Only after signing up for a tiered plan have I realized that there is no decent way to plan for how much data I will use in a month. After just six days, I have used 688MB of my 5GB plan. That's only about 13.5 percent of my monthly allowance or an average of 115MB per day. Over 30 days, that would equal roughly 3.5GB. But who's to say I won't need more at some point? I have 25 days left in my billing period. On my day trip to New York for the HTC/Sprint press event, I used over 2GB without even thinking about it. That could happen again at any point.
However, that's only half of the story. A mere 3GB of data each month was never going to be enough. I'm a data-hungry consumer. In order to get more than 3GB of data, though, I had to purchase the 5GB plan, which enables hotspot feature, for $20 more per month.

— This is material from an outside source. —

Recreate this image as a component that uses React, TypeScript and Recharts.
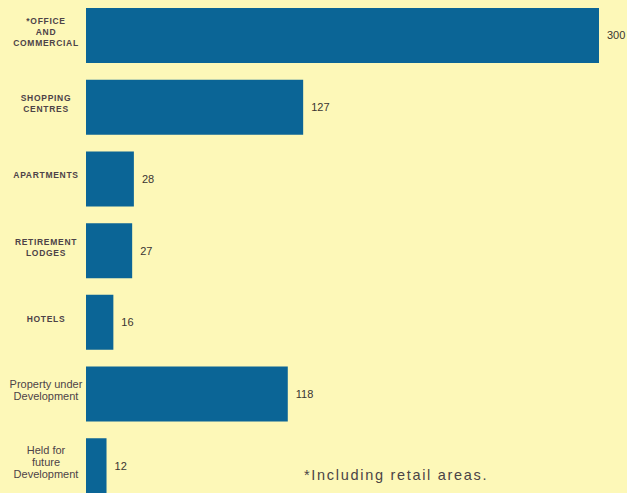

As I have explained in the past, having to pay for a hotspot feature is not something I am exactly happy about. Bits are bits; one way or another, they're going to get used and your carrier shouldn't care how you use them. Customers should be allowed to use hotspot without paying $20 more per month. It's the principle of paying for the hotspot function that really gets under my skin, even if it's just an included feature in the plan I was going to purchase anyway.
The point is, we shouldn't even be dealing with data caps to begin with. As Sean Hollister of The Verge explained after the new iPad launch, carriers should "simply charge for the actual amount of data actually used — basic supply and demand — and let users throttle themselves."
While I would still be worried about how much data I use each month, it wouldn't be as looming as it is now. Instead, it would be a control thing – something I'm in charge of instead of AT&T – and I tend to deal with that more easily. Something about having a limit – even if that limit is flexible and I am simply charged a flat overage for each gigabyte – is unnerving. Paranoia is quickly setting in.
It's not exactly easy to adjust from the way T-Mobile handles their tiered data to AT&T's overage method. I used to reach and suprpass my cap on T-Mobile all the time, only to be throttled for a couple days until the billing cycle ended. Even with 87 percent of my data allotment left, I have pointlessly watched my usage like a hawk since I woke up this morning. I've done it every day this week and will probably continue to for the remainder of the month. Even though I have alerts set up within my phone's settings and on my account, I will continue to worry and watch, helplessly, as I approach my cap.
Here's to hoping tiered data is not here to stay and will eventually be replaced with a much better way of data billing. I wouldn't waste my time hoping for unlimited plans to come back in the next decade. But with more LTE networks being built and rapidly expanding, we can at least hope for competition to bring prices down and larger caps. Maybe we'll see some notable promotions for tiered plans this year. Rollover bytes would be nice. (One can dream, right?)
Until then, I will keep biting my nails as I watch my usage steadily climb every month.
How do you feel about tiered data, ladies and gents? Do you stress over it every day? Or, unlike me, do you just go about your business and not give second thought to your usage? How have you coped with not having unlimited data?